1. Field of the Invention
This invention relates to frost detectors for refrigerating apparatuses, and more particularly to frost detectors which detect the deposition of frost on the air coolers disposed in the refrigerator chambers and generate signals for starting the defrosting operation.
2. Description of the Prior Art
In the course of operation of an refrigerating apparatus, frost tends to deposit on the air cooler disposed in the refrigerator chamber which stores fresh foods, etc. The air cooler usually comprises the pipes or finned coils in which the refrigerant evaporates and deprives heat therefrom, and the air blower which blows air past the pipes or finned coils and circulates the cooled air in the refrigerator chamber. Alternatively, brine may be used as the medium flowing through the pipes of the air cooler to deprive heat therefrom, the brine being cooled in a heat exchanger disposed in the evaporator of a refrigerating device.
Thus, when frost deposits on the air cooler, the air cooling ability and effectivity of the cooler drops, necessitating occasional defrosting thereof. The defrosting is effected by energizing a heater, or by spraying water from a spray nozzle, or by blowing hot gas past the coils.

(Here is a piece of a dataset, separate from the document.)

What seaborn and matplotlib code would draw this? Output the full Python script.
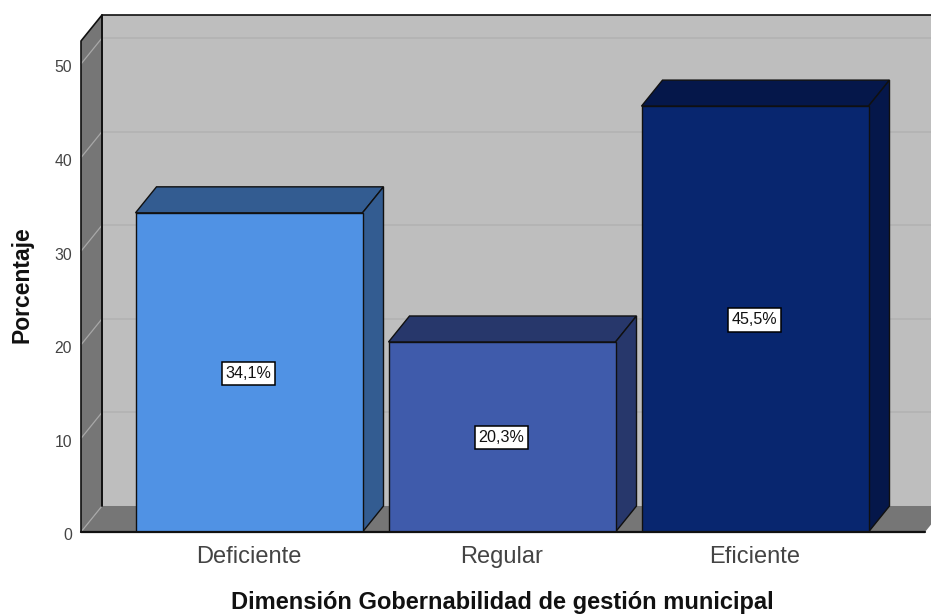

Thus, it is desirable to provide the air cooler with a frost detector which detects the deposition of the frost on the air cooler and generates a signal for energizing the defroster. A conventional method of detecting the frost deposition has been based on the fact that the electric current flowing through the electric motor of the air blower increases as the frost accumulates on the air cooler. Thus, a conventional frost detector comprised a current detector which detects the current I flowing through the air blower of the air cooler, and a comparator which compares the value of the detected current with a predetermined fixed value I.sub.1 and generates a defroster activating signal when the detected value exceeds the fixed predetermined value I.sub.1.
This type of frost detector, however, has not been wholely immune to errors:
(1) The air blower current I, or the electric current flowing through the motor of the air flower, depends not only on the amount F of deposited frost, but also on the temperature T of the air within the refrigerator chamber. Thus, the timing of the defroster activating signal depends on the temperature of the air T, as well as on the amount of frost F.
(2) The air blower current I also depends on the voltage V applied on the air flower motor. Thus, the variation or fluctuation in the voltage V of the electric power source for the air blower may also cause the misfunction of the frost detector.
(3) When the path of the air flow is blocked by a big rubbish, for example, the air blower current I is affected and an erroneous signal may be generated.
(4) Gradual deterioration in the performance of the bearings of the air blower causes an increase in the mechanical load thereof, which in its turn causes the air blower current I to increase.
The alternative method of detecting the accumulation of frost on the air cooler relied on the fact that, as the frost accumulates on the pipes or finned coils of the air cooler, the difference between the temperature T of the air in the refrigerating chamber and the temperature S of pipes or coils increases. Thus, an other type of conventional frost detector comprises temperature detectors detecting the temperatures T and S of the air in the refrigerating chamber and of the air cooler respectively, and generates a defroster activating signal when the difference (T-S) in the detected temperatures T and S exceeds a predetermined fixed value .alpha..
This type of conventional frost detector was not immune to errors, either:
(5) The opening of the door of the refrigerating chamber momentarily raises the temperature T of the air therein, and thus may trigger the detector to generate an erroneous defroster activating signal.
(6) The low pressure of the refrigerant within the pipes or coils during the starting of the refrigerating system may also cause the misfunction of the frost detector.
(7) The refrigerant gas leakage in the refrigerating system also causes the pressure to decrease, which is a possible factor in bringing about the misfunction of the detector, as above.